O tal homem médio diligente, representativo das boas práticas estradais, colocado nas concretas circunstâncias em que se encontrava o autor, não adotaria o procedimento que este adotou.
O dito bom pai de família respeitaria o sinal semafórico que se lhe apresentava pela frente, que então emitia luz vermelha, proibindo-o de efetuar a manobra efetivamente que efetuou, ou seja, de virar à esquerda, atento o seu sentido de marcha, e esperaria que a luz passasse de vermelha a verde, para, então, efetuar a pretendida manobra.
Concluindo-se, como se conclui, que a efetiva culpa do acidente é exclusivamente imputada ao autor, outra coisa não resta do que julgar a apelação improcedente e manter a decisão recorrida.
***
IV – DECISÃO:
Pelo exposto, acordam os juízes que integram a 7.ª Secção do Tribunal da Relação de Lisboa, em julgar a apelação improcedente, mantendo, em consequência, a sentença recorrida.

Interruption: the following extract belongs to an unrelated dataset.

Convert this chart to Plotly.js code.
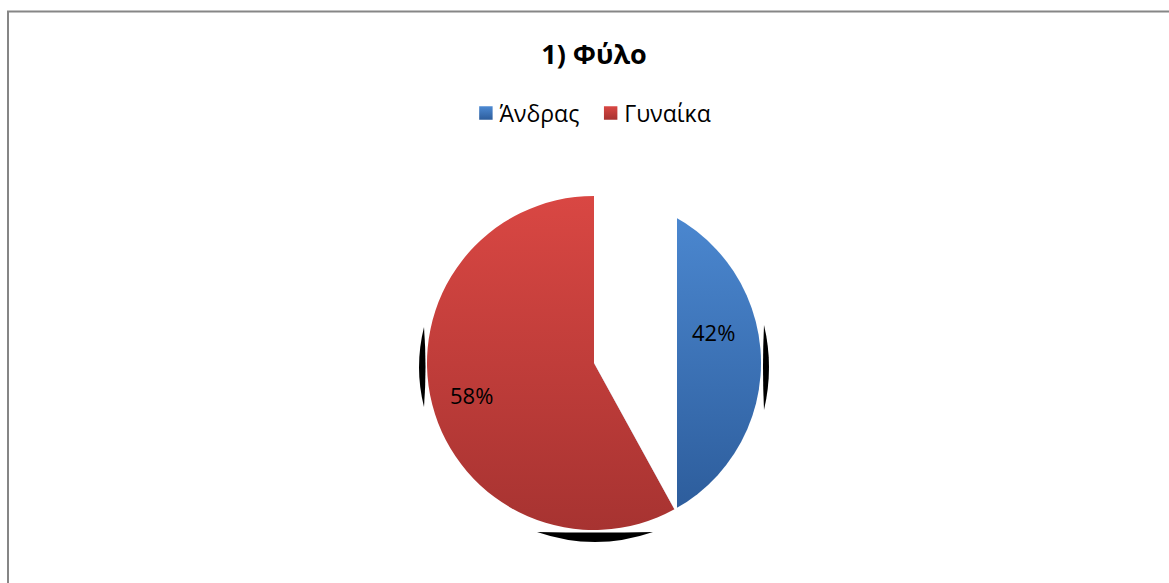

As custas do recurso, na vertente de custas de parte, são a cargo do apelante (arts. 527.º, n.ºs 1 e 2, 607.º, n.º 6 e 663.º, n.º 2)

Lisboa, 29 abril de 2025
(Acórdão assinado eletronicamente)
José Capacete
Ana Mónica Mendonça Pavão
Paulo Ramos de Faria
_______________________________________________________
[1] Doravante referido apenas por “SQ”.
[2] Doravante referido apenas por “UA”.
[3] Após convite ao aperfeiçoamento.
[4] Cfr. auto de participação do acidente, relatório da perícia de avaliação do dano corporal em direito penal e atestado médico de incapacidade.
[5] Trata-se de um evidente lapso do autor/recorrente que, em vez de «(art. 644.º do Código do Processo Civil), por certo pretenderia escrever (art. 640.º do Código do Processo Civil)».
[6] Abrantes Geraldes, Recursos em Processo Civil, 7ª Ed., Almedina, 2022, pp. 200-201
[7] Recursos cit., pp. 201-202.
[8] Recursos cit., p. 208.
[9] Cfr. Acs. do S.T.J. de 19.02.2015, Proc. n.º 299/05.6TBMGD.P2.S1 (Tomé Gomes) e Proc. n.º 405/09.1TMCBR.C1.S1 (Maria dos Prazeres Pizarro Beleza), in www.dgsi.pt.
[10] Cfr. Ac. do S.T.J. de 01.10.2015, Proc. n.º 824/11.3TTLRS.L1.S1 (Ana Luísa Geraldes), in www.dgsi.pt.
[11] Cfr. Ana Luísa Geraldes, Impugnação e reapreciação da decisão da matéria de facto, in http://www.cjlp.org/materias/Ana_Luisa_Geraldes_Impugnacao_e_Reapreciacao_da_Decisao_da_Materia_de_Facto.pdf
[12] Cfr. o Ac. da RP, de 17.03.2014, Proc. n.º 3785/11.5TBVFR.P1 (Alberto Ruço), in www.dgsi.pt.
[13] Comentário ao Código Civil – Direito das Obrigações – Das Obrigações Geral, Universidade Católica Editora, 2018, p. 409.
[14] Doravante referido apenas por “Coimbra Editora”.
[15] Esta conduta é sancionada nos termos do art. 76.º, al. a) i) do mesmo Decreto Regulamentar, ou seja, com coima de € 120,00 a € 600,00.
[16] O Concurso de Responsabilidade Civil, 2.ª Edição, Almedina, 2024, pp. 178-179.
[17] Direito da Responsabilidade Civil, Gestlegal, 2023, p. 334.